RECORDED DATA ▸
— Start —
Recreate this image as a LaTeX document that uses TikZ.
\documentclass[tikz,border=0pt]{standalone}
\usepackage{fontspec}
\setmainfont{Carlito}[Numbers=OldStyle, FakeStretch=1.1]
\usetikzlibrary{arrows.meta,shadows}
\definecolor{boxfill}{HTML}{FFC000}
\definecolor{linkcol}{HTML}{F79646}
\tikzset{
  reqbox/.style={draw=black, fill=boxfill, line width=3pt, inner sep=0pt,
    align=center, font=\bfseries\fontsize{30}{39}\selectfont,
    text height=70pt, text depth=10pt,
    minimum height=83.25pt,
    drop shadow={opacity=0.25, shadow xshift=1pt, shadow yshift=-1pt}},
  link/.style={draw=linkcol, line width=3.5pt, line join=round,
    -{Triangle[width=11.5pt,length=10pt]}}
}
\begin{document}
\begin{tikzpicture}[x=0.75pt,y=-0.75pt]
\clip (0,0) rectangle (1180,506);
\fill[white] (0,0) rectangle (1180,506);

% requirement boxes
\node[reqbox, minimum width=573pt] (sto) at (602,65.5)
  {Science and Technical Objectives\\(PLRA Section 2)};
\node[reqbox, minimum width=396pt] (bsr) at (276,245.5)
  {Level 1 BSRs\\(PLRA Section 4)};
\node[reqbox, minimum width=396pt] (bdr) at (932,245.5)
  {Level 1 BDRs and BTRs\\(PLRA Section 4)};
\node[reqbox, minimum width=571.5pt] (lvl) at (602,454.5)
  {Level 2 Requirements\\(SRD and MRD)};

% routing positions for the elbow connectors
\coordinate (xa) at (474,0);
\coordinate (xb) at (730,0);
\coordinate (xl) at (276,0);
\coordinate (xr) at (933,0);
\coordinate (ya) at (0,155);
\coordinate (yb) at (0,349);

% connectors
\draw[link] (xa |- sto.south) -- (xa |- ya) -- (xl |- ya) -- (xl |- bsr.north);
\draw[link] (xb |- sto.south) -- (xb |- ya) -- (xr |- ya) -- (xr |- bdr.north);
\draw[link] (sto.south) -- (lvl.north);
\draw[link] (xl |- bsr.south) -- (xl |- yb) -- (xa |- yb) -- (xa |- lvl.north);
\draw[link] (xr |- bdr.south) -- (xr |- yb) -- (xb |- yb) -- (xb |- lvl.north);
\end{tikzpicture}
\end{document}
— End —
WHAT IS BEING ASKED ▸ Copy down the material exactly as written.

SOLUTION TO THIS PROBLEM ▸
Recreate this image as a LaTeX document that uses TikZ.
\documentclass[tikz,border=0pt]{standalone}
\usepackage{fontspec}
\setmainfont{Carlito}[Numbers=OldStyle, FakeStretch=1.1]
\usetikzlibrary{arrows.meta,shadows}
\definecolor{boxfill}{HTML}{FFC000}
\definecolor{linkcol}{HTML}{F79646}
\tikzset{
  reqbox/.style={draw=black, fill=boxfill, line width=3pt, inner sep=0pt,
    align=center, font=\bfseries\fontsize{30}{39}\selectfont,
    text height=70pt, text depth=10pt,
    minimum height=83.25pt,
    drop shadow={opacity=0.25, shadow xshift=1pt, shadow yshift=-1pt}},
  link/.style={draw=linkcol, line width=3.5pt, line join=round,
    -{Triangle[width=11.5pt,length=10pt]}}
}
\begin{document}
\begin{tikzpicture}[x=0.75pt,y=-0.75pt]
\clip (0,0) rectangle (1180,506);
\fill[white] (0,0) rectangle (1180,506);

% requirement boxes
\node[reqbox, minimum width=573pt] (sto) at (602,65.5)
  {Science and Technical Objectives\\(PLRA Section 2)};
\node[reqbox, minimum width=396pt] (bsr) at (276,245.5)
  {Level 1 BSRs\\(PLRA Section 4)};
\node[reqbox, minimum width=396pt] (bdr) at (932,245.5)
  {Level 1 BDRs and BTRs\\(PLRA Section 4)};
\node[reqbox, minimum width=571.5pt] (lvl) at (602,454.5)
  {Level 2 Requirements\\(SRD and MRD)};

% routing positions for the elbow connectors
\coordinate (xa) at (474,0);
\coordinate (xb) at (730,0);
\coordinate (xl) at (276,0);
\coordinate (xr) at (933,0);
\coordinate (ya) at (0,155);
\coordinate (yb) at (0,349);

% connectors
\draw[link] (xa |- sto.south) -- (xa |- ya) -- (xl |- ya) -- (xl |- bsr.north);
\draw[link] (xb |- sto.south) -- (xb |- ya) -- (xr |- ya) -- (xr |- bdr.north);
\draw[link] (sto.south) -- (lvl.north);
\draw[link] (xl |- bsr.south) -- (xl |- yb) -- (xa |- yb) -- (xa |- lvl.north);
\draw[link] (xr |- bdr.south) -- (xr |- yb) -- (xb |- yb) -- (xb |- lvl.north);
\end{tikzpicture}
\end{document}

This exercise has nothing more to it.